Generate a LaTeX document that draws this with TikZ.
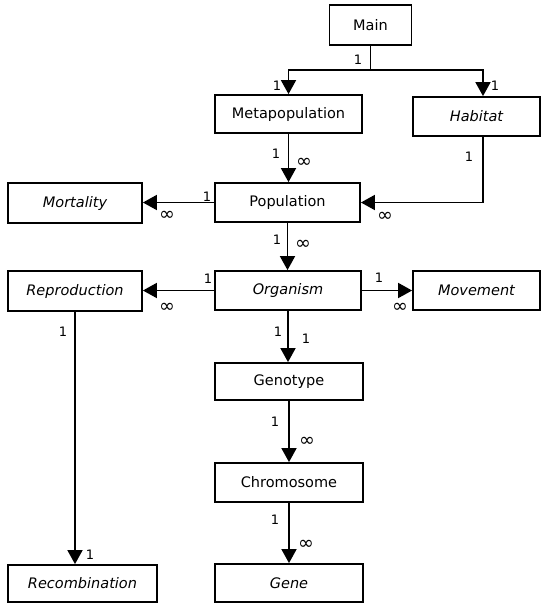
\documentclass[tikz,border=0pt]{standalone}
\usepackage{fontspec}
\setmainfont{DejaVu Sans}
\newfontfamily\thinfont{DejaVu Sans ExtraLight}
\usetikzlibrary{arrows.meta}
\begin{document}
\begin{tikzpicture}[x=1pt,y=-1pt,
  box/.style={draw,line width=1.8pt,inner sep=0pt,font=\fontsize{14.5}{17}\selectfont},
  arr/.style={line width=1.8pt,-{Triangle[length=14pt,width=15pt]}},
  lab/.style={inner sep=0pt,font=\fontsize{13}{15}\selectfont},
  inf/.style={inner sep=0pt,font=\fontsize{19}{22}\selectfont}]
\useasboundingbox (0,0) rectangle (541,603);
\node[box,minimum width=82pt,minimum height=40pt] (main) at (370.5,25) {Main};
\node[box,minimum width=147pt,minimum height=38pt] (meta) at (288.5,114) {Metapopulation};
\node[box,minimum width=127pt,minimum height=39pt] (hab) at (476.5,116.5) {\itshape Habitat};
\node[box,minimum width=145pt,minimum height=39pt] (pop) at (287.5,202.5) {Population};
\node[box,minimum width=134pt,minimum height=40pt] (mort) at (75,203) {\itshape Mortality};
\node[box,minimum width=134pt,minimum height=40pt] (repro) at (75,291) {\itshape Reproduction};
\node[box,minimum width=146pt,minimum height=39pt] (org) at (288,290.5) {\itshape Organism};
\node[box,minimum width=127pt,minimum height=39pt] (move) at (476.5,290.5) {\itshape Movement};
\node[box,minimum width=148pt,minimum height=37pt] (geno) at (289,381.5) {Genotype};
\node[box,minimum width=148pt,minimum height=39pt] (chromo) at (289,482.5) {Chromosome};
\node[box,minimum width=148pt,minimum height=38pt] (gene) at (289,583) {\itshape Gene};
\node[box,minimum width=149pt,minimum height=37pt] (recomb) at (82.5,583.5) {\itshape Recombination};
\coordinate (j) at (370.5,70);
\draw[line width=1.8pt] (main.south) -- (j);
\draw[arr] (j) -| (meta.north);
\draw[arr] (j) -| ([xshift=6.5pt]hab.north);
\draw[arr] (meta.south) -- (meta.south |- pop.north);
\draw[arr] ([xshift=6.5pt]hab.south) |- (pop.east);
\draw[arr] (pop.west) -- (pop.west -| mort.east);
\draw[arr] (pop.south) -- (pop.south |- org.north);
\draw[arr] (org.west) -- (org.west -| repro.east);
\draw[arr] (org.east) -- (org.east -| move.west);
\draw[arr] (org.south) -- (org.south |- geno.north);
\draw[arr] (geno.south) -- (geno.south |- chromo.north);
\draw[arr] (chromo.south) -- (chromo.south |- gene.north);
\draw[arr] (repro.south) -- (repro.south |- recomb.north);
\node[lab] (a1) at (358,60) {1};
\node[lab] (a2) at (277,86) {1};
\node[lab] (a3) at (495,86) {1};
\node[lab] (b1) at (276,154) {1};
\node[inf] (b2) at (304,163) {∞};
\node[lab] (c1) at (469,157) {1};
\node[inf] (c2) at (385,217) {∞};
\node[lab] (d1) at (207,197) {1};
\node[inf] (d2) at (167,216) {∞};
\node[lab] (e1) at (277,240) {1};
\node[inf] (e2) at (303,245) {∞};
\node[lab] (f1) at (208,279) {1};
\node[inf] (f2) at (167,308) {∞};
\node[lab] (g1) at (379,278) {1};
\node[inf] (g2) at (400,308) {∞};
\node[lab] (h1) at (278,332) {1};
\node[lab] (h2) at (306,339) {1};
\node[lab] (i1) at (275,422) {1};
\node[inf] (i2) at (307,442) {∞};
\node[lab] (k1) at (275,520) {1};
\node[inf] (k2) at (306,545) {∞};
\node[lab] (m1) at (63,332) {1};
\node[lab] (m2) at (90,555) {1};
\end{tikzpicture}
\end{document}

=======

§ Given problem:
Each line above is to be copied verbatim. Drop any image from the copy.

§ Complete answer:
Generate a LaTeX document that draws this with TikZ.
\documentclass[tikz,border=0pt]{standalone}
\usepackage{fontspec}
\setmainfont{DejaVu Sans}
\newfontfamily\thinfont{DejaVu Sans ExtraLight}
\usetikzlibrary{arrows.meta}
\begin{document}
\begin{tikzpicture}[x=1pt,y=-1pt,
  box/.style={draw,line width=1.8pt,inner sep=0pt,font=\fontsize{14.5}{17}\selectfont},
  arr/.style={line width=1.8pt,-{Triangle[length=14pt,width=15pt]}},
  lab/.style={inner sep=0pt,font=\fontsize{13}{15}\selectfont},
  inf/.style={inner sep=0pt,font=\fontsize{19}{22}\selectfont}]
\useasboundingbox (0,0) rectangle (541,603);
\node[box,minimum width=82pt,minimum height=40pt] (main) at (370.5,25) {Main};
\node[box,minimum width=147pt,minimum height=38pt] (meta) at (288.5,114) {Metapopulation};
\node[box,minimum width=127pt,minimum height=39pt] (hab) at (476.5,116.5) {\itshape Habitat};
\node[box,minimum width=145pt,minimum height=39pt] (pop) at (287.5,202.5) {Population};
\node[box,minimum width=134pt,minimum height=40pt] (mort) at (75,203) {\itshape Mortality};
\node[box,minimum width=134pt,minimum height=40pt] (repro) at (75,291) {\itshape Reproduction};
\node[box,minimum width=146pt,minimum height=39pt] (org) at (288,290.5) {\itshape Organism};
\node[box,minimum width=127pt,minimum height=39pt] (move) at (476.5,290.5) {\itshape Movement};
\node[box,minimum width=148pt,minimum height=37pt] (geno) at (289,381.5) {Genotype};
\node[box,minimum width=148pt,minimum height=39pt] (chromo) at (289,482.5) {Chromosome};
\node[box,minimum width=148pt,minimum height=38pt] (gene) at (289,583) {\itshape Gene};
\node[box,minimum width=149pt,minimum height=37pt] (recomb) at (82.5,583.5) {\itshape Recombination};
\coordinate (j) at (370.5,70);
\draw[line width=1.8pt] (main.south) -- (j);
\draw[arr] (j) -| (meta.north);
\draw[arr] (j) -| ([xshift=6.5pt]hab.north);
\draw[arr] (meta.south) -- (meta.south |- pop.north);
\draw[arr] ([xshift=6.5pt]hab.south) |- (pop.east);
\draw[arr] (pop.west) -- (pop.west -| mort.east);
\draw[arr] (pop.south) -- (pop.south |- org.north);
\draw[arr] (org.west) -- (org.west -| repro.east);
\draw[arr] (org.east) -- (org.east -| move.west);
\draw[arr] (org.south) -- (org.south |- geno.north);
\draw[arr] (geno.south) -- (geno.south |- chromo.north);
\draw[arr] (chromo.south) -- (chromo.south |- gene.north);
\draw[arr] (repro.south) -- (repro.south |- recomb.north);
\node[lab] (a1) at (358,60) {1};
\node[lab] (a2) at (277,86) {1};
\node[lab] (a3) at (495,86) {1};
\node[lab] (b1) at (276,154) {1};
\node[inf] (b2) at (304,163) {∞};
\node[lab] (c1) at (469,157) {1};
\node[inf] (c2) at (385,217) {∞};
\node[lab] (d1) at (207,197) {1};
\node[inf] (d2) at (167,216) {∞};
\node[lab] (e1) at (277,240) {1};
\node[inf] (e2) at (303,245) {∞};
\node[lab] (f1) at (208,279) {1};
\node[inf] (f2) at (167,308) {∞};
\node[lab] (g1) at (379,278) {1};
\node[inf] (g2) at (400,308) {∞};
\node[lab] (h1) at (278,332) {1};
\node[lab] (h2) at (306,339) {1};
\node[lab] (i1) at (275,422) {1};
\node[inf] (i2) at (307,442) {∞};
\node[lab] (k1) at (275,520) {1};
\node[inf] (k2) at (306,545) {∞};
\node[lab] (m1) at (63,332) {1};
\node[lab] (m2) at (90,555) {1};
\end{tikzpicture}
\end{document}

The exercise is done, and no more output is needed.